Young Billy is a good-hearted and simple-minded merchant seaman. He is illiterate and doesn't know how old he is or where he was born, but is well-liked on the friendly ship Rights of Man. Things change when he is impressed aboard the warship Avenger, an entirely different environment.
With acute irony, the first words we hear from Billy are when he sings a halyard shanty, "Hanging Johnny".
1797 is during the war against Napoleon and revolutionary France; mutiny is in the fleet and discipline on the warship is kept by the brutal Master of Arms Claggart. The men hate him and the officers dislike and mistrust him, but he does a necessary job.
Claggart is an impenetrable mystery: the cruel man who cannot be reached or softened, who hates Billy for his goodness. He persecutes him until...
Many familiar faces:
- Terence Stamp plays the handsome, innocent sailor perfectly. Not overacting, but undoubtedly aware of his appeal, the hearts he is melting. He became famous for this role and many young women wanted to know him. Roommate Michael Caine said that his job, as loyal friend, was to act as air traffic controller, easing one date out the back door as another entered the front. (The credits say "Introducing", and although the IMDB lists Term of Trial (1962) first from the same year, he says he did that film after and it was a terrible experience).
- Robert Ryan: as always, one of the essential actors of that era. His Claggart is the picture of demonic malevolence.

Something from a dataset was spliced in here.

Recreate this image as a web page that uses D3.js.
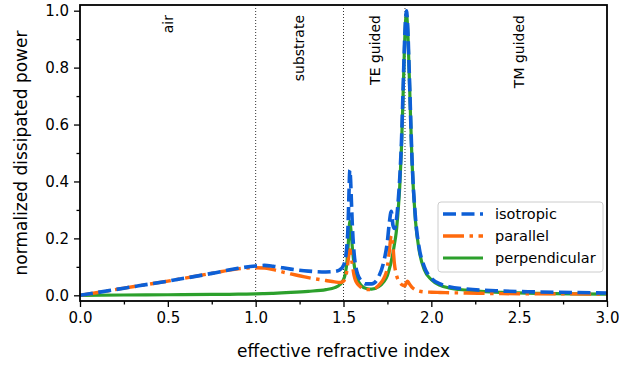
<!DOCTYPE html>
<html>
<head>
<meta charset="utf-8">
<script src="https://cdn.jsdelivr.net/npm/d3@7"></script>
<style>
    body { margin: 0; background: #fff; }
    text { font-family: "DejaVu Sans", sans-serif; fill: #000; }
</style>
</head>
<body>
<svg id="chart"></svg>
<script>
// effective refractive index grid (shared by all three series)
const nEff = [0, 0.25, 0.5, 0.75, 0.9, 1.0, 1.05, 1.1, 1.2, 1.3, 1.4, 1.45, 1.48, 1.5, 1.51, 1.52, 1.525, 1.53,
    1.536, 1.54, 1.545, 1.55, 1.56, 1.57, 1.58, 1.6, 1.63, 1.66, 1.7, 1.73, 1.75, 1.76, 1.772, 1.782, 1.79,
    1.8, 1.81, 1.82, 1.83, 1.84, 1.85, 1.858, 1.865, 1.875, 1.89, 1.91, 1.93, 1.96, 2.0, 2.05, 2.1, 2.2,
    2.4, 2.6, 2.8, 3.0];

const isotropic = [0, 0.025, 0.05, 0.077, 0.095, 0.103, 0.105, 0.102, 0.092, 0.085, 0.082, 0.084, 0.09, 0.105,
    0.125, 0.18, 0.23, 0.33, 0.44, 0.41, 0.33, 0.25, 0.15, 0.1, 0.075, 0.052, 0.04, 0.04, 0.065, 0.12, 0.19,
    0.25, 0.295, 0.245, 0.235, 0.26, 0.32, 0.41, 0.54, 0.74, 0.93, 1.0, 0.95, 0.77, 0.48, 0.27, 0.17, 0.1,
    0.06, 0.04, 0.03, 0.022, 0.015, 0.012, 0.01, 0.008];

const parallel = [0, 0.025, 0.05, 0.077, 0.093, 0.097, 0.096, 0.09, 0.075, 0.062, 0.052, 0.047, 0.045, 0.05,
    0.06, 0.09, 0.115, 0.14, 0.16, 0.155, 0.13, 0.11, 0.07, 0.05, 0.04, 0.028, 0.02, 0.02, 0.035, 0.06, 0.1,
    0.15, 0.21, 0.17, 0.11, 0.075, 0.055, 0.045, 0.038, 0.035, 0.033, 0.045, 0.05, 0.04, 0.028, 0.019, 0.015,
    0.012, 0.011, 0.01, 0.009, 0.008, 0.006, 0.005, 0.005, 0.004];

const perpendicular = [0, 0.001, 0.002, 0.003, 0.004, 0.005, 0.006, 0.007, 0.01, 0.014, 0.02, 0.027, 0.038,
    0.055, 0.075, 0.12, 0.16, 0.21, 0.26, 0.245, 0.21, 0.17, 0.11, 0.075, 0.055, 0.035, 0.024, 0.022, 0.03,
    0.048, 0.07, 0.09, 0.12, 0.15, 0.18, 0.22, 0.29, 0.38, 0.52, 0.72, 0.92, 0.99, 0.94, 0.76, 0.47, 0.26,
    0.16, 0.09, 0.055, 0.035, 0.026, 0.018, 0.01, 0.007, 0.005, 0.004];

// region boundaries and labels
const boundaries = [1.0, 1.5, 1.85];
const regionLabels = ["air", "substrate", "TE guided", "TM guided"];
const regionCenters = [0.5, 1.25, 1.68, 2.5];

const xTicks = [0, 0.5, 1.0, 1.5, 2.0, 2.5, 3.0];
const yTicks = [0, 0.2, 0.4, 0.6, 0.8, 1.0];

const width = 619;
const height = 365;
const margin = { top: 5, right: 12, bottom: 64, left: 80 };

const svg = d3.select("#chart")
    .attr("width", width)
    .attr("height", height);

const xScale = d3.scaleLinear()
    .domain([0, 3])
    .range([margin.left, width - margin.right]);

const yScale = d3.scaleLinear()
    .domain([-0.02, 1.02])
    .range([height - margin.bottom, margin.top]);

// dotted region boundaries
svg.selectAll(".bound")
    .data(boundaries)
    .enter()
    .append("line")
    .attr("class", "bound")
    .attr("x1", d => xScale(d))
    .attr("x2", d => xScale(d))
    .attr("y1", margin.top)
    .attr("y2", height - margin.bottom)
    .style("stroke", "#333")
    .style("stroke-width", 1)
    .style("stroke-dasharray", "1,2");

// region labels, rotated
svg.selectAll(".region")
    .data(regionLabels)
    .enter()
    .append("text")
    .attr("class", "region")
    .attr("transform", (d, i) => `translate(${xScale(regionCenters[i])}, 15) rotate(-90)`)
    .attr("dy", "0.35em")
    .style("text-anchor", "end")
    .style("font-size", "14px")
    .text(d => d);

const series = [
    { name: "isotropic", values: isotropic, color: "#0d5fd6", dash: "13,5.5", width: 3.6 },
    { name: "parallel", values: parallel, color: "#ff6a0d", dash: "21,5.5,3.5,5.5", width: 3.4 },
    { name: "perpendicular", values: perpendicular, color: "#2ca02c", dash: null, width: 3.2 }
];

const line = d3.line()
    .x((d, i) => xScale(nEff[i]))
    .y(d => yScale(d))
    .curve(d3.curveMonotoneX);

// draw green first, then orange, blue on top
[series[2], series[1], series[0]].forEach(s => {
    svg.append("path")
        .datum(s.values)
        .attr("d", line)
        .style("fill", "none")
        .style("stroke", s.color)
        .style("stroke-width", s.width)
        .style("stroke-dasharray", s.dash);
});

// x-axis
const xAxis = svg.append("g")
    .attr("class", "x-axis")
    .attr("transform", `translate(0, ${height - margin.bottom})`)
    .call(d3.axisBottom(xScale).tickValues(xTicks).tickFormat(d3.format(".1f")).tickSize(6).tickPadding(5));

svg.append("g")
    .attr("transform", `translate(0, ${height - margin.bottom})`)
    .call(d3.axisBottom(xScale).tickValues(d3.range(0.25, 3, 0.5)).tickFormat("").tickSize(3.5))
    .call(g => g.select(".domain").remove());

// y-axis
const yAxis = svg.append("g")
    .attr("class", "y-axis")
    .attr("transform", `translate(${margin.left}, 0)`)
    .call(d3.axisLeft(yScale).tickValues(yTicks).tickFormat(d3.format(".1f")).tickSize(6).tickPadding(5));

svg.append("g")
    .attr("transform", `translate(${margin.left}, 0)`)
    .call(d3.axisLeft(yScale).tickValues([0.1, 0.3, 0.5, 0.7, 0.9]).tickFormat("").tickSize(3.5))
    .call(g => g.select(".domain").remove());

svg.selectAll(".x-axis text, .y-axis text")
    .style("font-size", "15px")
    .style("font-family", "DejaVu Sans, sans-serif");
svg.selectAll(".tick line").style("stroke-width", 1.3);
svg.selectAll(".domain").remove();

// frame
svg.append("rect")
    .attr("x", margin.left)
    .attr("y", margin.top)
    .attr("width", width - margin.right - margin.left)
    .attr("height", height - margin.bottom - margin.top)
    .style("fill", "none")
    .style("stroke", "#000")
    .style("stroke-width", 1.8);

// axis labels
svg.append("text")
    .attr("x", (margin.left + width - margin.right) / 2)
    .attr("y", 357)
    .style("text-anchor", "middle")
    .style("font-size", "17px")
    .text("effective refractive index");

svg.append("text")
    .attr("transform", `translate(27, ${(margin.top + height - margin.bottom) / 2}) rotate(-90)`)
    .style("text-anchor", "middle")
    .style("font-size", "17px")
    .text("normalized dissipated power");

// legend
const legend = svg.append("g").attr("transform", "translate(438, 202)");
legend.append("rect")
    .attr("width", 165)
    .attr("height", 70)
    .attr("rx", 3)
    .style("fill", "#fff")
    .style("fill-opacity", 0.8)
    .style("stroke", "#ccc")
    .style("stroke-width", 1);

series.forEach((s, i) => {
    const y = 12 + i * 22;
    legend.append("line")
        .attr("x1", 5)
        .attr("x2", 45)
        .attr("y1", y)
        .attr("y2", y)
        .style("stroke", s.color)
        .style("stroke-width", s.width)
        .style("stroke-dasharray", s.dash);
    legend.append("text")
        .attr("x", 57)
        .attr("y", y)
        .attr("dy", "0.35em")
        .style("font-size", "14.5px")
        .text(s.name);
});
</script>
</body>
</html>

- Peter Ustinov: produces, directs, gets a screenwriting credit, and plays the Captain who is not unkind, but who sees his bitter duty more clearly than anyone else on board.
- Melvyn Douglas (The Old Dark House (1932), Ghost Story (1981)) and Ronald Lewis (Scream of Fear (1961)) as seamen.
- John Neville (The Adventures of Baron Munchausen (1988)) and David McCallum (The Great Escape (1963)) as officers.
Available on Blu-ray from Warner Archive. The commentary track has Steven Soderbergh interviewing Terence Stamp. Many great stories, although they don't seem to be watching the film closely.